Since dropping the prednisone, I have been holding my breath and, unfortunately, when I noticed the first leak of protein, right after the holiday party in December, I pretty much figured the wolf was back. I have not been able to focus on anything, think about anything else, contemplate anything—basically, let’s just say my life has been on hold for the past few weeks as I held my breath and crossed my fingers hoping what I felt deep down was not true.
My doctor did not make me feel any better about this either. While discussing what possibly caused this little episode, I also discussed with my doctor the incredible thirst I experienced while at the holiday party. After a few questions and answers, he started to think this may be the beginning of renal disease – getting up frequently throughout the night to run to the bathroom and the thirst. These are also consistent with diabetes but, since my blood glucose is within normal ranges, it can also be consistent with renal failure. Stick a fork in me!
Well, it’s over and now I know.
Today, since my worse fears have been confirmed, I am redesigning this blog to include a site on lupus information. It will serve as a kind of clearing house for me and others who are dealing with lupus or have friends or loved ones with this disease.
At the same time, knowing what I know, I can again refocus my attentions on issues close to my heart and so, Pica 12, has been redesigned as well. It was beginning to look a little too dark and I need to stay away from dark.
Unfortunately, the new meds have already started taking a toll on my stomach. I hate feeling nauseous, oh how I hate it, but the Cellcept is what I am now taking – instead of cytoxan thank God – to overcome the nephritis I am currently experiencing. Great, cytoxan relieved me of some hair and the Cellcept will probably relieve me of my stomach contents.
Too, and of course, I am now back on prednisone. A friend told me I will probably be taking this God awful stuff for the remainder of my life, a maintenance dose she said, maybe something between 1 and 5 mgs. Great, let me start looking at the BBD fashions.
I am also back on BP meds – blood pressure – the kidneys get hot, the blood pressure goes up, the blood pressure goes up, the kidneys get hot.

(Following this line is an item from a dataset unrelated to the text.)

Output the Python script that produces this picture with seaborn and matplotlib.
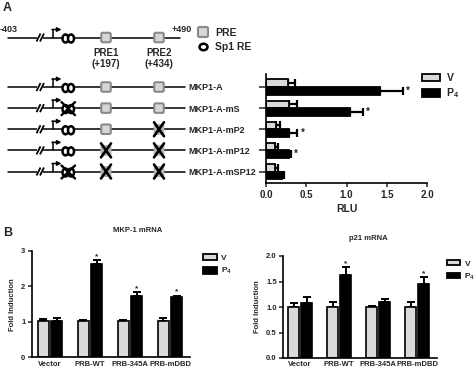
import numpy as np
import pandas as pd
import matplotlib
matplotlib.use("Agg")
import matplotlib.pyplot as plt
import seaborn as sns
from matplotlib.patches import Patch, Ellipse, FancyBboxPatch
from matplotlib.container import BarContainer

# ---------------- data ----------------
constructs = ['MKP1-A', 'MKP1-A-mS', 'MKP1-A-mP2', 'MKP1-A-mP12', 'MKP1-A-mSP12']
sp1_mut = [False, True, False, False, True]
pre1_mut = [False, False, False, True, True]
pre2_mut = [False, False, True, True, True]
rlu_v = [0.27, 0.28, 0.13, 0.11, 0.11]
rlu_v_top = [0.36, 0.39, 0.18, 0.15, 0.15]
rlu_p4 = [1.42, 1.04, 0.29, 0.29, 0.20]
rlu_p4_top = [1.70, 1.20, 0.39, 0.31, 0.22]
rlu_star = [True, True, True, True, False]

groups = ['Vector', 'PRB-WT', 'PRB-345A', 'PRB-mDBD']
mkp_v = [1.025, 1.025, 1.025, 1.025]
mkp_v_top = [1.08, 1.05, 1.05, 1.10]
mkp_p4 = [1.025, 2.62, 1.74, 1.71]
mkp_p4_top = [1.12, 2.75, 1.83, 1.74]
mkp_star = [False, True, True, True]

p21_v = [1.00, 1.00, 1.00, 1.00]
p21_v_top = [1.07, 1.09, 1.01, 1.09]
p21_p4 = [1.07, 1.62, 1.09, 1.45]
p21_p4_top = [1.19, 1.78, 1.16, 1.58]
p21_star = [False, True, False, True]

treatments = ['V', 'P4']
leg_labels = ['V', 'P$_4$']

# ---------------- style ----------------
sns.set_style('ticks')
plt.rcParams['font.family'] = ['Liberation Sans', 'DejaVu Sans']
plt.rcParams['font.weight'] = 'bold'
plt.rcParams['axes.labelweight'] = 'bold'
plt.rcParams['mathtext.fontset'] = 'custom'
plt.rcParams['mathtext.rm'] = 'Liberation Sans:bold'
plt.rcParams['mathtext.it'] = 'Liberation Sans:bold'
plt.rcParams['mathtext.bf'] = 'Liberation Sans:bold'
plt.rcParams['mathtext.default'] = 'rm'

LIGHT = '#d9d9d9'
pal = {'V': LIGHT, 'P4': 'black'}

W, H = 475, 374
fig = plt.figure(figsize=(W / 100, H / 100), dpi=100)


def ax_px(left, top, right, bottom, **kw):
    return fig.add_axes([left / W, 1 - bottom / H, (right - left) / W, (bottom - top) / H], **kw)


# overlay for schematic drawing (pixel coordinates)
sch = ax_px(0, 0, W, H)
sch.set_xlim(0, W)
sch.set_ylim(H, 0)
sch.axis('off')
sch.set_zorder(0)


def long_df(cats, vcol, pcol, catname, valname):
    return pd.DataFrame({
        catname: list(cats) * 2,
        'treat': ['V'] * len(cats) + ['P4'] * len(cats),
        valname: list(vcol) + list(pcol),
    })


def style_axis(ax):
    for s in ['top', 'right']:
        ax.spines[s].set_visible(False)
    for s in ['left', 'bottom']:
        ax.spines[s].set_linewidth(1.2)
        ax.spines[s].set_color('black')


def add_errors(ax, tops_by_hue, stars, horizontal, star_off, star_fs):
    bar_conts = [c for c in ax.containers if isinstance(c, BarContainer)]
    for hi, cont in enumerate(bar_conts):
        tops = tops_by_hue[hi]
        for bi, bar in enumerate(cont.patches):
            if horizontal:
                val = bar.get_width()
                c = bar.get_y() + bar.get_height() / 2
                ax.errorbar(val, c, xerr=[[0], [tops[bi] - val]], fmt='none', ecolor='black',
                            elinewidth=1.6, capsize=2.6, capthick=1.6, zorder=1)
                if hi == 1 and stars[bi]:
                    ax.text(tops[bi] + star_off, c, '*', ha='left', va='center', fontsize=star_fs)
            else:
                val = bar.get_height()
                c = bar.get_x() + bar.get_width() / 2
                ax.errorbar(c, val, yerr=[[0], [tops[bi] - val]], fmt='none', ecolor='black',
                            elinewidth=1.4, capsize=2.6, capthick=1.4, zorder=1)
                if hi == 1 and stars[bi]:
                    ax.text(c, tops[bi] + star_off, '*', ha='center', va='bottom', fontsize=star_fs)


def make_legend(ax, x, y, fs, hl, hh, ls, tp):
    ax.legend(handles=[Patch(facecolor=pal[t], edgecolor='black', linewidth=1.3) for t in treatments],
              labels=leg_labels, loc='upper left', bbox_to_anchor=(x / W, 1 - y / H),
              bbox_transform=fig.transFigure, frameon=False, borderpad=0, borderaxespad=0,
              fontsize=fs, handlelength=hl, handleheight=hh, handletextpad=tp, labelspacing=ls)


# ---------------- Panel A bars ----------------
axA = ax_px(266, 74, 427, 183)
dfA = long_df(constructs, rlu_v, rlu_p4, 'construct', 'RLU')
sns.barplot(data=dfA, x='RLU', y='construct', hue='treat', orient='h', palette=pal,
            hue_order=treatments, edgecolor='black', linewidth=1.3, width=0.72, gap=0.0,
            errorbar=None, legend=False, ax=axA, zorder=2)
axA.set_xlim(0, 2)
axA.set_ylim(4.544, -0.615)
axA.set_xticks([0, 0.5, 1.0, 1.5, 2.0])
axA.set_xticklabels(['0.0', '0.5', '1.0', '1.5', '2.0'], fontsize=7, fontweight='bold')
axA.set_xlabel('RLU', fontsize=7.5, fontweight='bold', labelpad=3)
axA.set_ylabel('')
axA.tick_params(axis='y', length=5, width=1.1, pad=51)
axA.tick_params(axis='x', length=3, width=1.1, pad=2)
axA.set_yticks(range(len(constructs)))
axA.set_yticklabels(constructs, fontsize=6.5, fontweight='bold')
for t in axA.get_yticklabels():
    t.set_horizontalalignment('left')
style_axis(axA)
add_errors(axA, [rlu_v_top, rlu_p4_top], rlu_star, True, 0.04, 7)
make_legend(axA, 422, 73, 7.5, 1.75, 0.7, 0.35, 0.6)

# ---------------- Panel A schematic ----------------
def hatch_break(x, y):
    for dx in (0, 3.5):
        sch.plot([x - 2 + dx, x + 2 + dx], [y + 4, y - 4], color='black', lw=1.3,
                 solid_capstyle='butt', zorder=3)
    sch.add_patch(plt.Rectangle((x - 1.2, y - 1.2), 5.7, 2.4, color='white', zorder=2.5, lw=0))


def promoter(x, y):
    sch.plot([x, x], [y, y - 8], color='black', lw=1.1, zorder=3)
    sch.annotate('', xy=(x + 9, y - 8), xytext=(x - 0.5, y - 8),
                 arrowprops=dict(arrowstyle='-|>', lw=1.1, color='black', mutation_scale=6,
                                 shrinkA=0, shrinkB=0), zorder=3)


def sp1(x, y, mutated):
    for dx in (0, 5.5):
        sch.add_patch(Ellipse((x + dx, y + 1), 6.0, 8.0, facecolor='white', edgecolor='black',
                              lw=1.8, zorder=3))
    if mutated:
        sch.plot([x - 4, x + 9.5], [y - 6, y + 7], color='black', lw=1.7, zorder=4)
        sch.plot([x - 4, x + 9.5], [y + 7, y - 6], color='black', lw=1.7, zorder=4)


def pre(x, y, mutated):
    s = 9.5
    if mutated:
        sch.add_patch(FancyBboxPatch((x - s / 2, y - s / 2), s, s,
                                     boxstyle='round,pad=0,rounding_size=1.5',
                                     facecolor='#b3b3b3', edgecolor='#b3b3b3', lw=1.0, zorder=3))
        sch.plot([x - 5, x + 5], [y - 7, y + 7], color='black', lw=1.9, zorder=4)
        sch.plot([x - 5, x + 5], [y + 7, y - 7], color='black', lw=1.9, zorder=4)
    else:
        sch.add_patch(FancyBboxPatch((x - s / 2, y - s / 2), s, s,
                                     boxstyle='round,pad=0,rounding_size=1.5',
                                     facecolor='#d6d6d6', edgecolor='#8a8a8a', lw=1.5, zorder=3))


def construct_row(y, x_end, sp1m, p1m, p2m):
    sch.plot([8, x_end], [y, y], color='black', lw=1.1, zorder=1)
    hatch_break(38.5, y)
    promoter(52.5, y)
    sp1(65.5, y, sp1m)
    pre(106, y, p1m)
    pre(159, y, p2m)


# top map
y0 = 37.5
construct_row(y0, 180, False, False, False)
sch.text(0, 29, '-403', fontsize=6.5, ha='left', va='center')
sch.text(172, 29.5, '+490', fontsize=6.5, ha='left', va='center')
sch.text(106, 53, 'PRE1', fontsize=7, ha='center', va='center')
sch.text(106, 63.5, '(+197)', fontsize=7, ha='center', va='center')
sch.text(159, 53, 'PRE2', fontsize=7, ha='center', va='center')
sch.text(159, 63.5, '(+434)', fontsize=7, ha='center', va='center')
# legend of schematic
sch.add_patch(FancyBboxPatch((198, 27), 10, 10, boxstyle='round,pad=0,rounding_size=1.5',
                             facecolor='#d6d6d6', edgecolor='#8a8a8a', lw=1.5, zorder=3))
sch.text(215, 32.5, 'PRE', fontsize=7.5, ha='left', va='center')
sch.add_patch(Ellipse((203.5, 47), 8, 6.5, facecolor='white', edgecolor='black', lw=1.8, zorder=3))
sch.text(215, 47, 'Sp1 RE', fontsize=7.5, ha='left', va='center')

# construct rows aligned to the bar axis ticks
fig.canvas.draw()
for i, name in enumerate(constructs):
    disp = axA.transData.transform((0, i))
    yrow = H - disp[1]
    construct_row(yrow, 185, sp1_mut[i], pre1_mut[i], pre2_mut[i])

fig.text(3 / W, 1 - 8 / H, 'A', fontsize=9, fontweight='bold', ha='left', va='center')
fig.text(3 / W, 1 - 233 / H, 'B', fontsize=9, fontweight='bold', ha='left', va='center')

# ---------------- Panel B ----------------
def panel_b(ax, vv, vt, pv, pt, stars, ylim, yticks, yticklabels, xlim):
    df = long_df(groups, vv, pv, 'group', 'fold')
    sns.barplot(data=df, x='group', y='fold', hue='treat', palette=pal, hue_order=treatments,
                edgecolor='black', linewidth=1.2, width=0.66, gap=0.12, errorbar=None,
                legend=False, ax=ax, zorder=2)
    ax.set_xlim(*xlim)
    ax.set_ylim(*ylim)
    ax.set_yticks(yticks)
    ax.set_yticklabels(yticklabels, fontsize=5.5, fontweight='bold')
    ax.set_xticks(range(len(groups)))
    ax.set_xticklabels(groups, fontsize=5.5, fontweight='bold')
    ax.set_xlabel('')
    ax.set_ylabel('Fold Induction', fontsize=5.5, fontweight='bold', labelpad=4)
    ax.tick_params(axis='y', length=3, width=1.1, pad=1.5)
    ax.tick_params(axis='x', length=0, pad=2.5)
    style_axis(ax)
    add_errors(ax, [vt, pt], stars, False, 0.0, 6)


axBL = ax_px(31.7, 251, 190, 357.3)
panel_b(axBL, mkp_v, mkp_v_top, mkp_p4, mkp_p4_top, mkp_star, (0, 3), [0, 1, 2, 3],
        ['0', '1', '2', '3'], (-0.46, 3.5))
make_legend(axBL, 203, 254, 6, 1.7, 0.8, 0.5, 0.5)
fig.text(138 / W, 1 - 231 / H, 'MKP-1 mRNA', fontsize=5.5, fontweight='bold', ha='center', va='center')

axBR = ax_px(283, 256, 437, 358)
panel_b(axBR, p21_v, p21_v_top, p21_p4, p21_p4_top, p21_star, (0, 2), [0, 0.5, 1.0, 1.5, 2.0],
        ['0.0', '0.5', '1.0', '1.5', '2.0'], (-0.44, 3.51))
make_legend(axBR, 447, 260, 6, 1.55, 0.6, 0.45, 0.55)
fig.text(368 / W, 1 - 239 / H, 'p21 mRNA', fontsize=5.5, fontweight='bold', ha='center', va='center')

fig.savefig('out.png', dpi=100)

I will concede I ain’t no spring chicken and I’ve had problems throughout life. I’ve gotten over them, yes they were bad, and like I’ve always done, I’ve made lemonade. Life handed me a bowl full of lemons and I have learned to make the best lemonade. I will learn to love that *(#*)%_#*()&&!! Renal diet in spite of myself and will move on, as usual.
Comments
Damn!
I'm praying for you, Angela. By the way, sometimes two tablespoons of plain yogurt before a meal can help with nausea.